40 WATT ampulün karaborsada satıldığı yıllardı.
çok iyi hatırlarım çoban sülü adlı bir kabile reisi " benzin vaadıda ben mi içtim " demişti.
lambaya gaz, ocağa aş bulamazdık.
laik kabileler yasakladığı için, namazı izbe mağaralarda kılardık.
laiklerin yetiştirdiği yarasalar,
biz namaz kılarken üstümüze şeedip abdestimizi bozardı.
gizli gizli oruç tutardık.
zor günlerdi.
Bir benzetme yapacak olursak o çağlarda gaz lambası yeni yeni bulunuyordu. Onun ışığıyla oturuyorduk. Akp sağolsun ondan sonra ışık felan kalmadı etrafta.

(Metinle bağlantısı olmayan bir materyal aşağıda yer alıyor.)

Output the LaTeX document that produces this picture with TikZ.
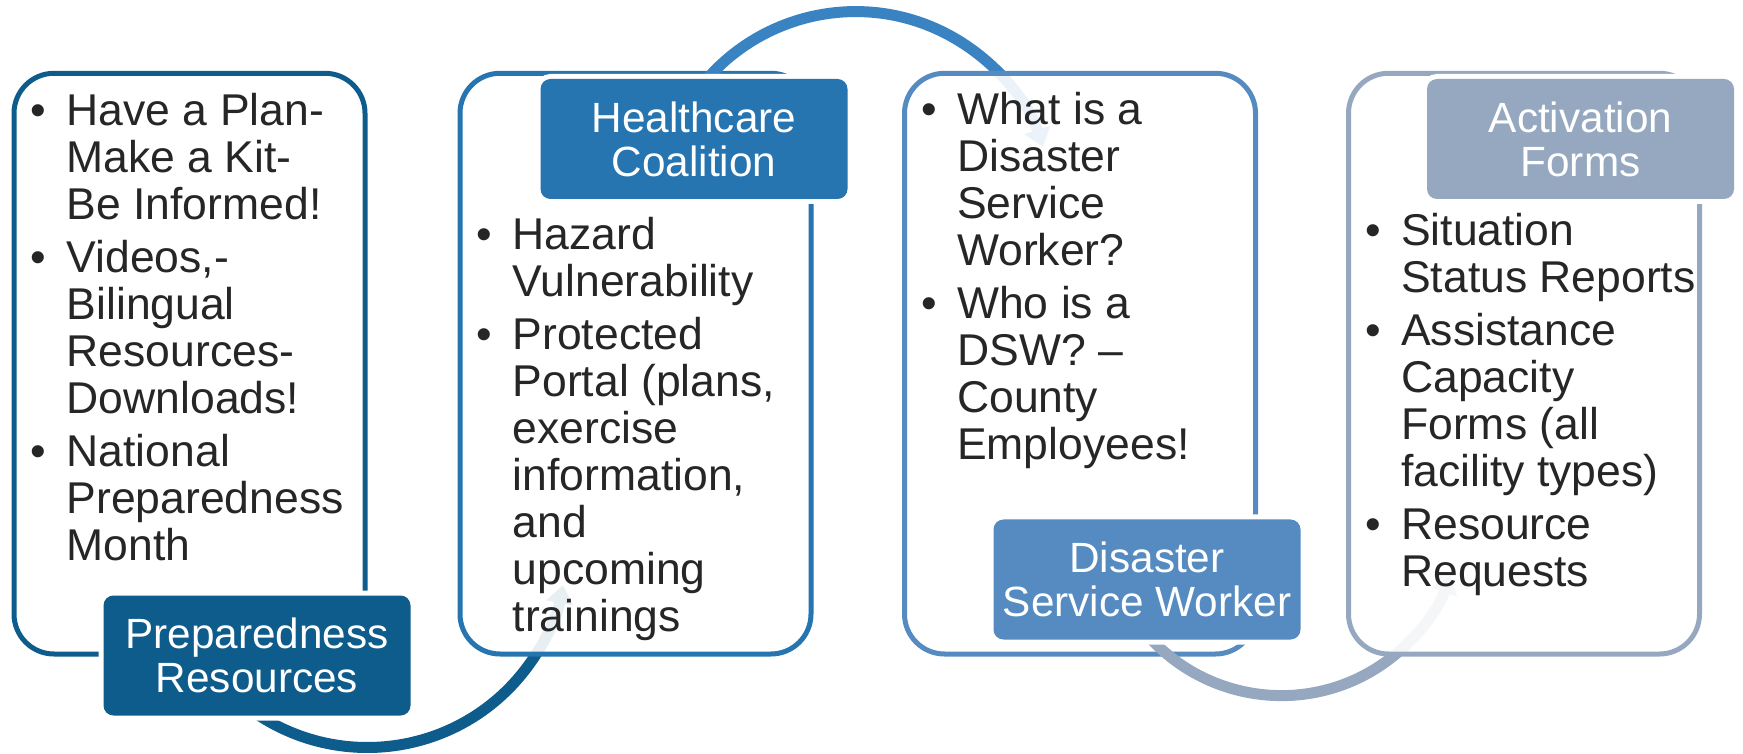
\documentclass[tikz,border=0pt]{standalone}
\usepackage{fontspec}
\setmainfont{Liberation Sans}
\usetikzlibrary{positioning,calc,arrows.meta}
\definecolor{prepblue}{RGB}{14,92,139}
\definecolor{hccblue}{RGB}{38,116,176}
\definecolor{dswblue}{RGB}{85,139,192}
\definecolor{actgrey}{RGB}{149,168,192}
\definecolor{hccarc}{RGB}{58,131,194}
\definecolor{bodytext}{RGB}{38,38,38}
\newcommand{\bl}{\makebox[36pt][l]{\textbullet}}
\tikzset{
panel/.style={
  rectangle,
  rounded corners=40pt,
  draw=#1,
  line width=5pt,
  fill=white,
  fill opacity=0.9,
  minimum width=351pt,
  minimum height=580.7pt,
  inner sep=0pt
  },
tag/.style={
  rectangle,
  rounded corners=10pt,
  fill=#1,
  preaction={draw=white,line width=10pt},
  minimum width=307pt,
  minimum height=120pt,
  inner sep=0pt,
  text=white,
  align=center,
  font=\fontsize{42.3}{44}\selectfont
  },
bullets/.style={
  anchor=base west,
  inner sep=0pt,
  text=bodytext,
  font=\fontsize{44.5}{47}\selectfont
  },
flow/.style={draw=#1,line width=11pt,-{Triangle[width=26pt,length=18pt]}},
%texto/.style={font=\small}
}
\begin{document}
\begin{tikzpicture}[x=1pt,y=1pt]
    \useasboundingbox (0,0) rectangle (1743,753);
    \coordinate (bend1) at (367.4,204.5);
    \coordinate (bend2) at (855.6,544.1);
    \coordinate (bend3) at (1281.4,235.7);

    % preparedness
    \node [panel=prepblue] (panel1) at (189.5,389.35) {};
    \draw [flow=prepblue] ([shift={(230:199)}]bend1) arc [start angle=230, end angle=349.4, radius=199];
    \node [tag=prepblue] (tag1) at ($(panel1.south west)+(245.5,1)$) {Preparedness\\Resources};
    \node [bullets] (list1) at ($(panel1.north west)+(19,-54.7)$) {%
        \begin{tabular}[t]{@{}l@{}l@{}}
        \bl & Have a Plan-\\ & Make a Kit-\\ & Be Informed!\\[6pt]
        \bl & Videos,-\\ & Bilingual\\ & Resources-\\ & Downloads!\\[6pt]
        \bl & National\\ & Preparedness\\ & Month
        \end{tabular}};

    % healthcare coalition
    \node [panel=hccblue] (panel2) at (635.5,389.35) {};
    \draw [flow=hccarc] ([shift={(150:197.3)}]bend2) arc [start angle=150, end angle=18.3, radius=197.3];
    \node [tag=hccblue] (tag2) at ($(panel2.north west)+(236.5,-68.2)$) {Healthcare\\Coalition};
    \node [bullets] (list2) at ($(panel2.north west)+(19,-178.7)$) {%
        \begin{tabular}[t]{@{}l@{}l@{}}
        \bl & Hazard\\ & Vulnerability\\[6pt]
        \bl & Protected\\ & Portal (plans,\\ & exercise\\ & information,\\ & and\\ & upcoming\\ & trainings
        \end{tabular}};

    % disaster service worker
    \node [panel=dswblue] (panel3) at (1080,389.35) {};
    \draw [flow=actgrey] ([shift={(215:178.3)}]bend3) arc [start angle=215, end angle=341.1, radius=178.3];
    \node [tag=dswblue] (tag3) at ($(panel3.south west)+(245,77)$) {Disaster\\Service Worker};
    \node [bullets] (list3) at ($(panel3.north west)+(19,-53.7)$) {%
        \begin{tabular}[t]{@{}l@{}l@{}}
        \bl & What is a\\ & Disaster\\ & Service\\ & Worker?\\[6pt]
        \bl & Who is a\\ & DSW? \textendash\\ & County\\ & Employees!
        \end{tabular}};

    % activation forms
    \node [panel=actgrey] (panel4) at (1524,389.35) {};
    \node [tag=actgrey] (tag4) at ($(panel4.north west)+(234.5,-68.2)$) {Activation\\Forms};
    \node [bullets] (list4) at ($(panel4.north west)+(19,-174.7)$) {%
        \begin{tabular}[t]{@{}l@{}l@{}}
        \bl & Situation\\ & Status Reports\\[6pt]
        \bl & Assistance\\ & Capacity\\ & Forms (all\\ & facility types)\\[6pt]
        \bl & Resource\\ & Requests
        \end{tabular}};

\end{tikzpicture}
\end{document}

ben çocukken istanbul´un göbeğinde resmen "bostan" vardı...ve bugün çok sözü edilen "sivri biber" patlıcan falan vardı dayıda...şaka yapmıyorum, istanbul´un göbeğinde patlıcan, sivri biber falan yetişiyodu, hani bugün ithla ediyosunuz ya...
anadolu´nun o dillere destan verimli arazilerini geç, ahanda istanbul´un göbeğinden bahsediyorum. annem beni bostanlığa gönderirdi, o patlıcanlar resmen kütür kütürdü, annem patlicanlari soyarken mutfak resmen mis gibi kokardı...
böyle bir üplkeyi tanzim satışa getirmek, soğan patates falan ithal etmek gibi, acayip noktalara geldi türkiye. aslında buna hepimizin oturup hüngür hüngür ağlamamız lazım.
çilek, soğan patates, muz...haaa muz...özal muz ithal ettiğinde, demirel çıkıp memleketin heryeri muz kaynıyo kardeşim, sen n´aptığını sanıyosun, demişti, bak mesela ona benim aklım resmen eriyo, kavga etmişlerdi tv´de...demek ki türkiye´de muz bile vardı...
fındık, fıstık, falan zebil gibiydi, babamın yarım kiloluk kağıt torbalarda fıstık aldığını bilirim ben. bugün yarım kilo fıstığı alabilmek için bankadan kredi çekmen gerekiyor.
sayin yazar, sikinti sizin ailede. o donemde benim dedem bir fabrikada calisip cocuklarina karisina bakan evi olan, maasiyla eve meyve alan bir adammis. ama bakiyorum ki seninkiler on binlerce sene sonra bile sicmayi ogrenememis. turkiyeye gelseydiler ataturk gibi bir faktor vardi. aydinliga kavusurlardi dedeciklerin. cografi konumdan olmus demekki.